Wednesday, December 10, 2008

No, I am Your Father LeBron.

Who could forget this scene:



Not me. Even though I was like 5 when this movie came out, I almost crapped my pants when I found out that Darth Vader was the father of young Luke Skywalker. Well, I've got an inside scoop that is likely to make the sports world and blogosphere crap it's collective pants: LeBron James has found out who his true father is: Karl "The Mailman" Malone. (Not to be confused with Tyrone "The Milkman" Corbin.)
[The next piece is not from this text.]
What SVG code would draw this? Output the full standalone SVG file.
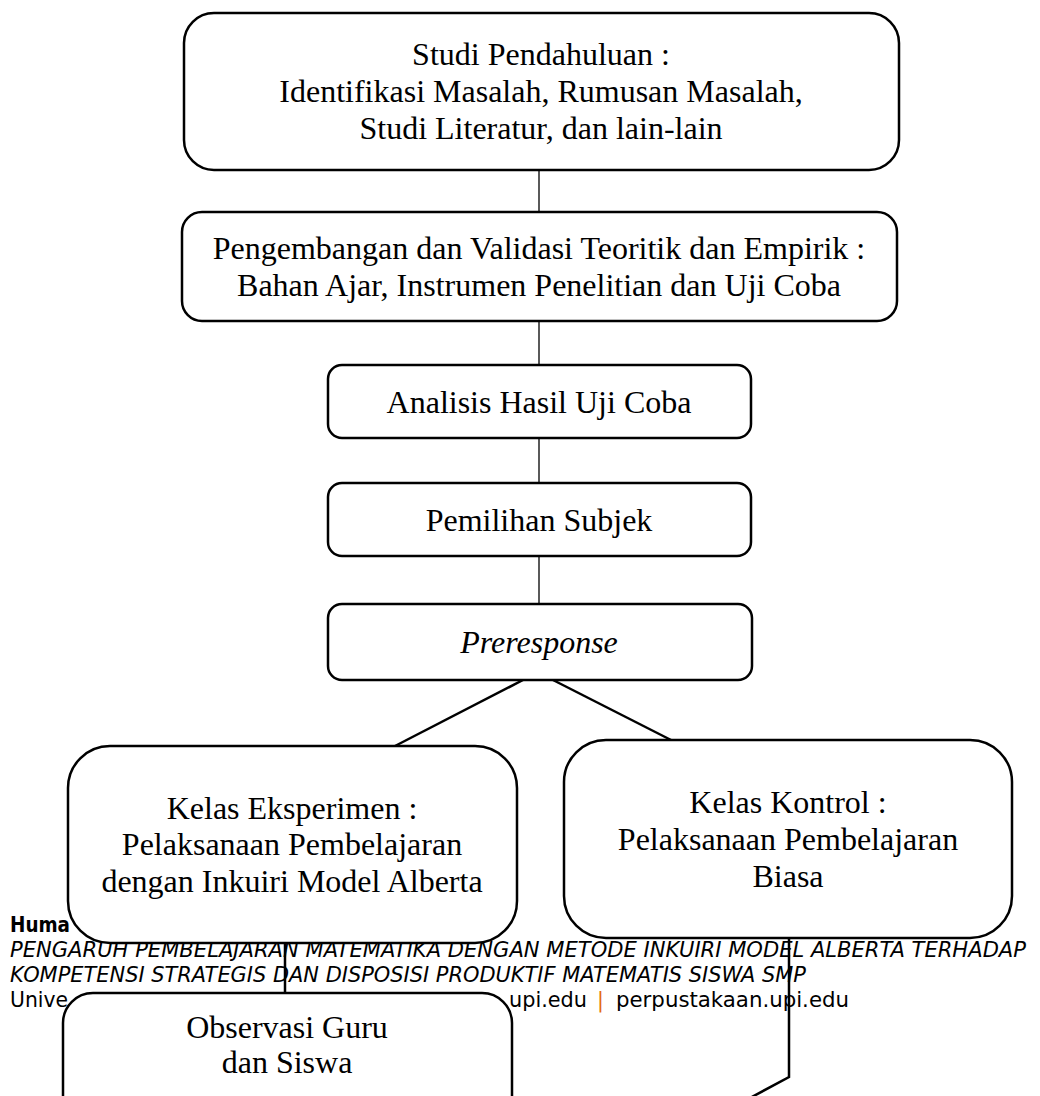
<svg xmlns="http://www.w3.org/2000/svg" width="1040" height="1096" viewBox="0 0 1040 1096">
<style>
.box{fill:#fff;stroke:#000;stroke-width:2.5}
.lbl{font-family:"Liberation Serif","Times New Roman",serif;font-size:32px;fill:#000;text-anchor:middle}
.thin{stroke:#000;stroke-width:1.3;fill:none}
.thick{stroke:#000;stroke-width:2.5;fill:none}
.foot{font-family:"DejaVu Sans","Liberation Sans",sans-serif;font-size:20.5px;fill:#000}
</style>
<rect width="1040" height="1096" fill="#fff"/>
<g id="footer">
<text class="foot" x="10" y="932" font-weight="bold" textLength="60" lengthAdjust="spacingAndGlyphs">Huma</text>
<text class="foot" x="10" y="957" font-style="italic" textLength="1016" lengthAdjust="spacingAndGlyphs">PENGARUH PEMBELAJARAN MATEMATIKA DENGAN METODE INKUIRI MODEL ALBERTA TERHADAP</text>
<text class="foot" x="10" y="982" font-style="italic" textLength="796" lengthAdjust="spacingAndGlyphs">KOMPETENSI STRATEGIS DAN DISPOSISI PRODUKTIF MATEMATIS SISWA SMP</text>
<text class="foot" x="10" y="1007" textLength="58" lengthAdjust="spacingAndGlyphs">Unive</text>
<text class="foot" x="509" y="1007" textLength="78" lengthAdjust="spacingAndGlyphs">upi.edu</text>
<text class="foot" x="597" y="1007" style="fill:#E46C0A">|</text>
<text class="foot" x="616" y="1007" textLength="233" lengthAdjust="spacingAndGlyphs">perpustakaan.upi.edu</text>
</g>
<g id="connectors">
<line class="thin" x1="539" y1="170" x2="539" y2="212"/>
<line class="thin" x1="539" y1="321" x2="539" y2="365"/>
<line class="thin" x1="539" y1="438" x2="539" y2="483"/>
<line class="thin" x1="539" y1="556" x2="539" y2="604"/>
<line class="thick" x1="523" y1="680" x2="395" y2="746"/>
<line class="thick" x1="553" y1="680" x2="671" y2="740"/>
<line class="thick" x1="285" y1="943" x2="285" y2="993"/>
<polyline class="thick" points="789,938 789,1077 750,1098"/>
</g>
<g id="n1">
<rect class="box" x="184" y="13" width="715" height="157" rx="30"/>
<text class="lbl" x="541" y="65">Studi Pendahuluan :</text>
<text class="lbl" x="541" y="102">Identifikasi Masalah, Rumusan Masalah,</text>
<text class="lbl" x="541" y="139">Studi Literatur, dan lain-lain</text>
</g>
<g id="n2">
<rect class="box" x="182" y="212" width="715" height="109" rx="20"/>
<text class="lbl" x="539" y="259">Pengembangan dan Validasi Teoritik dan Empirik :</text>
<text class="lbl" x="539" y="296">Bahan Ajar, Instrumen Penelitian dan Uji Coba</text>
</g>
<g id="n3">
<rect class="box" x="328" y="365" width="423" height="73" rx="14"/>
<text class="lbl" x="539" y="413">Analisis Hasil Uji Coba</text>
</g>
<g id="n4">
<rect class="box" x="328" y="483" width="423" height="73" rx="14"/>
<text class="lbl" x="539" y="531">Pemilihan Subjek</text>
</g>
<g id="n5">
<rect class="box" x="328" y="604" width="424" height="76" rx="14"/>
<text class="lbl" x="539" y="653" font-style="italic">Preresponse</text>
</g>
<g id="n6">
<rect class="box" x="68" y="746" width="449" height="197" rx="42"/>
<text class="lbl" x="292" y="819">Kelas Eksperimen :</text>
<text class="lbl" x="292" y="855">Pelaksanaan Pembelajaran</text>
<text class="lbl" x="292" y="892">dengan Inkuiri Model Alberta</text>
</g>
<g id="n7">
<rect class="box" x="564" y="740" width="448" height="198" rx="42"/>
<text class="lbl" x="788" y="813">Kelas Kontrol :</text>
<text class="lbl" x="788" y="850">Pelaksanaan Pembelajaran</text>
<text class="lbl" x="788" y="887">Biasa</text>
</g>
<g id="n8">
<rect class="box" x="63" y="993" width="449" height="140" rx="30"/>
<text class="lbl" x="287" y="1038">Observasi Guru</text>
<text class="lbl" x="287" y="1073">dan Siswa</text>
</g>
</svg>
NBA players are prodigious at creating illegitimate babies, and Karl Malone, while not on a level with Shawn Kemp (7), is certainly at an All-Star, if not Hall of Fame level for creating 3 little lovechildren himself. We here at the Jockstrap have learned of a 4th illegitimate Malone child: LeBron James.*

Come on, people. It all makes perfect sense. LeBron and Karl are about the same height and weight, bare a striking physical resemblance, and are both extremely talented athletes, as are all of Malone's illegitimate children.

The Strap has learned that when LeBron found out about his true ancestry Tuesday Morning, his initial reaction was, unlike Luke, one of pure joy and jubilation. In fact, LeBron promised his father Karl that he would dedicate one of his dunks to the Mailman. And he followed through with it. Lebron payed homage to one of the lamest dunks in the history of the NBA (even some missed dunks have been cooler than this:



There really is no other explanation I can think of as to why LeBron would actually choose to re-create a dunk that should never have been created in the first place.

Congrats to LeBron, Karl, Karl's wife, and the James and Malone Families.

*this story is not true. Please don't sue me Lebron or Karl.



2 comments:

And One said...

Well deserving of an And One "Stop it."

Nicely played. -C

Jim said...

If Karl Malone want to, he can have as many illegitimate childrens he want to, out there.